O ministro mencionou ainda que a manifestação que motivou a cassação ocorreu na Igreja Nossa Senhora do Rosário dos Pretos de São Benedito, construída por negros escravos que não podiam frequentar as outras igrejas da cidade, e que a própria Arquidiocese de Curitiba, apesar de entender que houve excesso, posicionou-se contra a cassação, reconhecendo que a "movimentação contra o racismo é legítima, fundamenta-se no Evangelho e sempre encontrará o respaldo da Igreja".

Ele citou ainda a teoria do impacto desproporcional, em que procedimentos e normas pretensamente neutros podem produzir efeitos prejudiciais a grupos marginalizados.

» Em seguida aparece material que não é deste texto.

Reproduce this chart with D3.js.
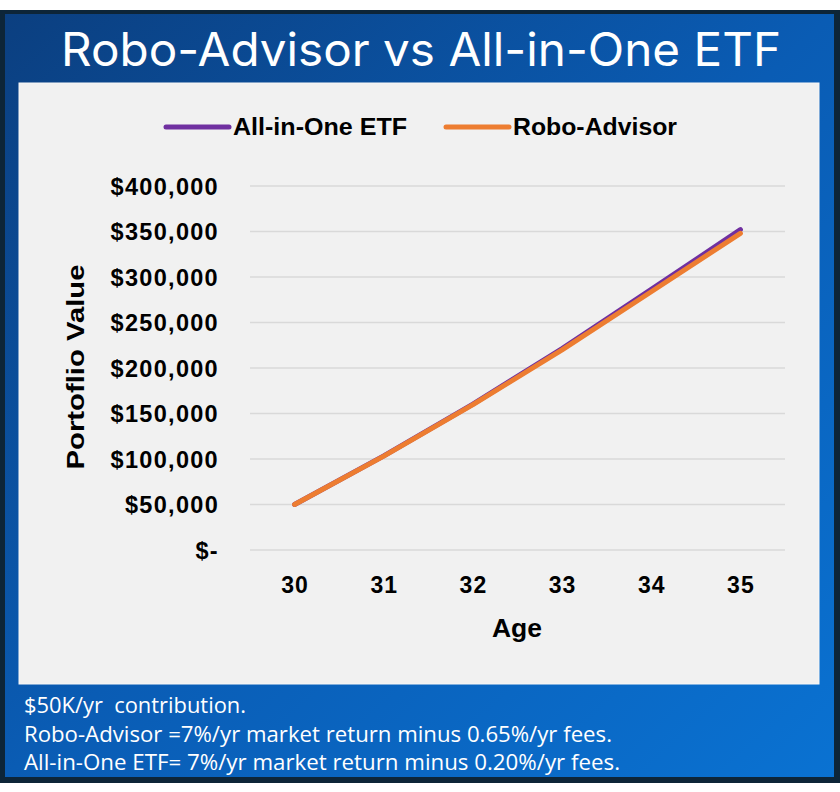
<!DOCTYPE html>
<html><head><meta charset="utf-8">
<script src="https://cdn.jsdelivr.net/npm/d3@7"></script>
<style>html,body{margin:0;padding:0;background:#fff;}svg{display:block;}text.foot{white-space:pre;}</style>
</head><body>
<script>
const ages = [30, 31, 32, 33, 34, 35];
const etfValues = [50000, 103400, 160400, 221300, 286400, 352000];
const roboValues = [50000, 103200, 159700, 219900, 283800, 348000];
const yTicks = [0, 50000, 100000, 150000, 200000, 250000, 300000, 350000, 400000];
const seriesNames = ["All-in-One ETF", "Robo-Advisor"];
const seriesColors = ["#7030a0", "#ed7d31"];
const titleText = "Robo-Advisor vs All-in-One ETF";
const footerLines = ["$50K/yr  contribution.", "Robo-Advisor =7%/yr market return minus 0.65%/yr fees.", "All-in-One ETF= 7%/yr market return minus 0.20%/yr fees."];

const W = 840, H = 792;
const svg = d3.select("body").append("svg").attr("width", W).attr("height", H);
const defs = svg.append("defs");
const grad = defs.append("linearGradient").attr("id", "bg").attr("x1", "0").attr("y1", "0").attr("x2", "1").attr("y2", "1");
grad.append("stop").attr("offset", "0").attr("stop-color", "#0b3f80");
grad.append("stop").attr("offset", "0.5").attr("stop-color", "#0a5cb4");
grad.append("stop").attr("offset", "1").attr("stop-color", "#0a72d2");

svg.append("rect").attr("x", 0).attr("y", 10).attr("width", 840).attr("height", 773).attr("fill", "#0d2538");
svg.append("rect").attr("x", 5).attr("y", 14).attr("width", 829).attr("height", 763).attr("fill", "url(#bg)");
svg.append("rect").attr("x", 19).attr("y", 83).attr("width", 800).attr("height", 601).attr("fill", "#f1f1f1").attr("stroke", "#f7f7f7").attr("stroke-width", 1);

svg.append("text").attr("x", 421).attr("y", 66).attr("text-anchor", "middle")
  .attr("font-family", "Inter, 'Open Sans', sans-serif").attr("font-size", 46).attr("font-weight", 400)
  .attr("fill", "#fff").attr("textLength", 720).attr("lengthAdjust", "spacingAndGlyphs").text(titleText);

const x = d3.scalePoint().domain(ages).range([250, 785]).padding(0.5);
const y = d3.scaleLinear().domain([0, 400000]).range([550, 186]);

const fmt = v => v === 0 ? "$-" : "$" + d3.format(",")(v);
const boldFont = "'Liberation Sans', Arial, sans-serif";

const g = svg.append("g");
g.selectAll("line.grid").data(yTicks).join("line").attr("class", "grid")
  .attr("x1", 250).attr("x2", 785).attr("y1", d => y(d)).attr("y2", d => y(d))
  .attr("stroke", "#d9d9d9").attr("stroke-width", 1.5);

const yAxis = g.append("g").attr("transform", "translate(219,0)")
  .call(d3.axisLeft(y).tickValues(yTicks).tickFormat(fmt).tickSize(0).tickPadding(0));
yAxis.select(".domain").remove();
yAxis.selectAll("text").attr("font-family", boldFont).attr("font-weight", "bold")
  .attr("font-size", 23.5).attr("letter-spacing", 1.3).attr("fill", "#000").attr("dy", "0.36em");

const xAxis = g.append("g").attr("transform", "translate(0,585)")
  .call(d3.axisBottom(x).tickSize(0).tickPadding(0));
xAxis.select(".domain").remove();
xAxis.selectAll("text").attr("font-family", boldFont).attr("font-weight", "bold")
  .attr("font-size", 23).attr("letter-spacing", 1).attr("fill", "#000").attr("dy", "0.36em");

svg.append("text").attr("x", 517).attr("y", 637).attr("text-anchor", "middle")
  .attr("font-family", boldFont).attr("font-weight", "bold")
  .attr("font-size", 25).attr("fill", "#000").attr("textLength", 50).attr("lengthAdjust", "spacingAndGlyphs").text("Age");

svg.append("text").attr("transform", "translate(84,367) rotate(-90)").attr("text-anchor", "middle")
  .attr("font-family", boldFont).attr("font-weight", "bold")
  .attr("font-size", 24).attr("fill", "#000").attr("textLength", 205).attr("lengthAdjust", "spacingAndGlyphs").text("Portoflio Value");

const line = d3.line().x((d, i) => x(ages[i])).y(d => y(d));
const allSeries = [etfValues, roboValues];
svg.selectAll("path.series").data(allSeries).join("path").attr("class", "series")
  .attr("d", d => line(d)).attr("fill", "none")
  .attr("stroke", (d, i) => seriesColors[i]).attr("stroke-width", 5)
  .attr("stroke-linecap", "round").attr("stroke-linejoin", "round");

const legendX = [166, 446];
const legendLen = [174, 164];
const leg = svg.selectAll("g.leg").data(seriesNames).join("g").attr("class", "leg")
  .attr("transform", (d, i) => `translate(${legendX[i]},127)`);
leg.append("line").attr("x1", 0).attr("x2", 63).attr("y1", 0).attr("y2", 0)
  .attr("stroke", (d, i) => seriesColors[i]).attr("stroke-width", 5).attr("stroke-linecap", "round");
leg.append("text").attr("x", 67).attr("y", 0).attr("dy", "0.36em")
  .attr("font-family", boldFont).attr("font-weight", "bold")
  .attr("font-size", 23).attr("fill", "#000")
  .attr("textLength", (d, i) => legendLen[i]).attr("lengthAdjust", "spacingAndGlyphs").text(d => d);

const footerLen = [222, 588, 596];
svg.selectAll("text.foot").data(footerLines).join("text").attr("class", "foot")
  .attr("x", 24).attr("y", (d, i) => 713 + i * 28.5)
  .attr("font-family", "'Open Sans', 'Liberation Sans', sans-serif")
  .attr("font-size", 21).attr("fill", "#fff")
  .attr("textLength", (d, i) => footerLen[i]).attr("lengthAdjust", "spacingAndGlyphs").text(d => d);
</script>
</body></html>
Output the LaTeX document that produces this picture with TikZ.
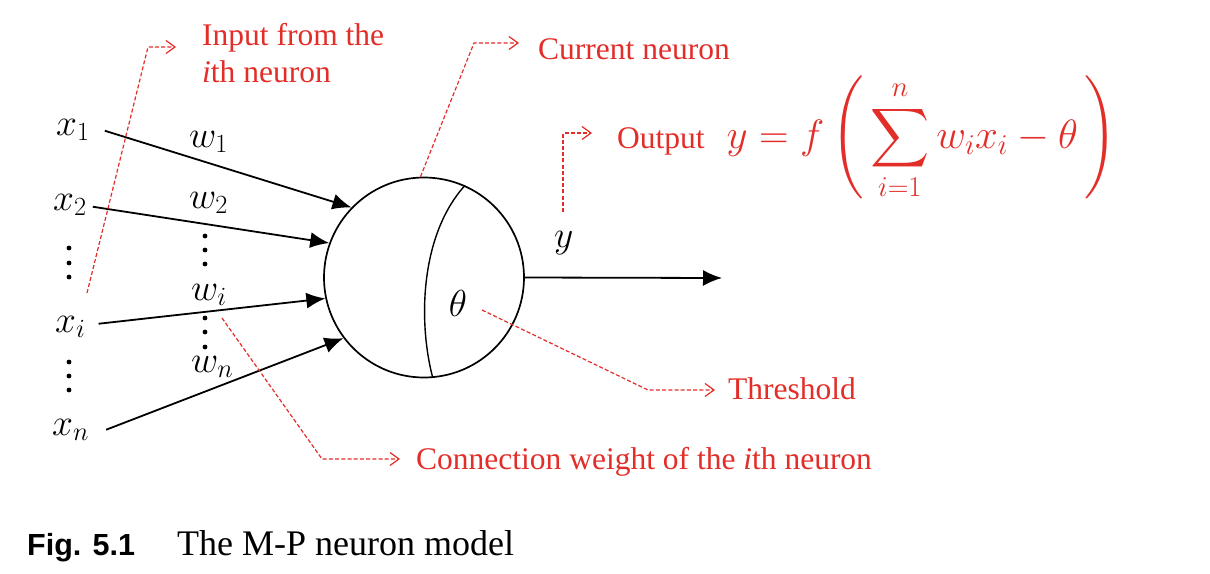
\RequirePackage{fix-cm}
\documentclass[tikz,border=0pt]{standalone}
\usepackage{exscale}
\usepackage{fontspec}
\setmainfont{Liberation Serif}
\newfontfamily\capsans{Liberation Sans}
\usetikzlibrary{arrows.meta}
\DeclareFontShape{OMX}{cmex}{m}{n}{<->cmex10}{}
\definecolor{annred}{RGB}{226,45,40}
\newcommand\annfs{\fontsize{31.5}{37}\selectfont}
\newcommand\mathfs{\fontsize{37.5}{42}\selectfont}
\newcommand\formfs{\fontsize{41}{46}\selectfont}
\begin{document}
\begin{tikzpicture}[x=1pt,y=-1pt,
  lab/.style={inner sep=0pt, font=\mathfs, anchor=base west},
  ann/.style={inner sep=0pt, text=annred, font=\annfs, align=left, anchor=base west},
  sig/.style={draw, line width=1.8pt, -{Latex[length=19pt,width=16pt]}},
  lead/.style={draw=annred, line width=1.2pt, dash pattern=on 4pt off 2.2pt, -{Straight Barb[length=9pt,width=13pt]}},
  dotc/.style={circle, fill, inner sep=0pt, minimum size=4.8pt}
]
\useasboundingbox (0,0) rectangle (1210,573);

% neuron
\node[circle, draw, line width=1.7pt, minimum size=200pt, inner sep=0pt] (neuron) at (424,277.5) {};
\draw[line width=1.4pt] (neuron.66) .. controls (420,235) and (418,322) .. (neuron.275);
\node[lab, anchor=center] (theta) at (458,303) {$\theta$};

% inputs
\node[lab] (x1) at (56,135) {$x_1$};
\node[lab] (x2) at (53,210) {$x_2$};
\node[lab] (xi) at (55,332) {$x_i$};
\node[lab] (xn) at (52,435) {$x_n$};

% weights
\node[lab] (w1) at (189,147) {$w_1$};
\node[lab] (w2) at (189,208) {$w_2$};
\node[lab] (wi) at (191,300) {$w_i$};
\node[lab] (wn) at (191,372) {$w_n$};

% dots
\foreach \yy [count=\k] in {248,263,277,362,376,390}
  \node[dotc] (ld\k) at (69,\yy) {};
\foreach \yy [count=\k] in {236,250,264,318,332,347}
  \node[dotc] (md\k) at (205,\yy) {};

% signal arrows
\draw[sig] ([xshift=15pt,yshift=-1pt]x1.east) -- (neuron.136);
\draw[sig] ([xshift=6pt,yshift=-2pt]x2.east) -- (neuron.160);
\draw[sig] ([xshift=13pt,yshift=3pt]xi.east) -- (neuron.192);
\draw[sig] ([xshift=17pt,yshift=0pt]xn.east) -- (neuron.217);

% output
\node[lab] (y) at (554,247) {$y$};
\coordinate (outend) at (722,278);
\draw[sig] (neuron.east) -- (outend);

% annotations
\node[ann] (inp) at (202,82) {Input from the\\\textit{i}th neuron};
\coordinate (inpS) at (87,293);
\coordinate (inpC) at (148,47);
\coordinate (inpE) at (176,47);
\draw[lead] (inpS) -- (inpC) -- (inpE);

\node[ann] (cur) at (538,59) {Current neuron};
\coordinate (curC) at (474,43);
\coordinate (curE) at (519,43);
\draw[lead] (neuron.92) -- (curC) -- (curE);

\node[ann] (out) at (617,148) {Output\hspace{22pt}{\formfs$\displaystyle y=f\left(\,\sum_{i=1}^{n}w_ix_i-\theta\,\right)$}};
\coordinate (outS) at (563,212);
\coordinate (outC) at (563,133);
\coordinate (outE) at (592,133);
\draw[lead] (outS) -- (outC) -- (outE);

\node[ann] (thr) at (728,399) {Threshold};
\coordinate (thrS) at (482,310);
\coordinate (thrC) at (648,390);
\coordinate (thrE) at (715,390);
\draw[lead] (thrS) -- (thrC) -- (thrE);

\node[ann] (cw) at (416,469) {Connection weight of the \textit{i}th neuron};
\coordinate (cwS) at (222,318);
\coordinate (cwC) at (322,459);
\coordinate (cwE) at (400,459);
\draw[lead] (cwS) -- (cwC) -- (cwE);

% caption
\node[inner sep=0pt, anchor=base west, font={\capsans\bfseries\fontsize{30.5}{36}\selectfont}] (fig) at (27,555) {Fig. 5.1};
\node[inner sep=0pt, anchor=base west, font={\fontsize{36}{42}\selectfont}] (cap) at (177,555) {The M-P neuron model};
\end{tikzpicture}
\end{document}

"Por tudo isso, sem me pronunciar, de maneira definitiva, sobre o mérito da cassação do mandato em questão, é necessário deixar assentado que a quebra de decoro parlamentar não pode ser invocada para fragilizar a representação política de pessoas negras, tampouco para cercear manifestações legítimas de combate ao preconceito, à discriminação e à violência contra elas", escreve Barroso. Leia aqui a decisão na íntegra

Homem pensativo sentado em cadeira
Decisão foi proferida pelo ministro Luís Roberto Barroso - Carlos Moura/STF

Repercussão

Freitas, que está na Itália para um encontro com o papa Francisco, usou seu perfil no Twitter para compartilhar a sentença. "Fui definitivamente reconduzido ao cargo de vereador de Curitiba e agora sou, mais do que nunca, candidato a deputado estadual pelo Paraná. Bem-aventurados os que têm sede e fome de justiça. Eu tenho fé!", escreveu em um dos posts.

Para o advogado Edson Abdala, integrante da equipe de defesa do vereador, a decisão do ministro Barroso "recupera o status constitucional antirracismo estrutural".

Já em relação a possíveis prejuízos da cassação na campanha para a Assembleia Legislativa, ele diz que a equipe agora tem de se concentrar na mobilização para as eleições. "Naturalmente, algum prejuízo houve, mas nós acreditamos que ele será superado com essa decisão do STF pelas mãos do ministro Barroso".

Abdala e os advogados Antônio Carlos de Almeida Castro (o Kakay), Guilherme de Salles Gonçalves e Luiz Carlos da Rocha assinam uma carta que será entregue por Freitas ao papa.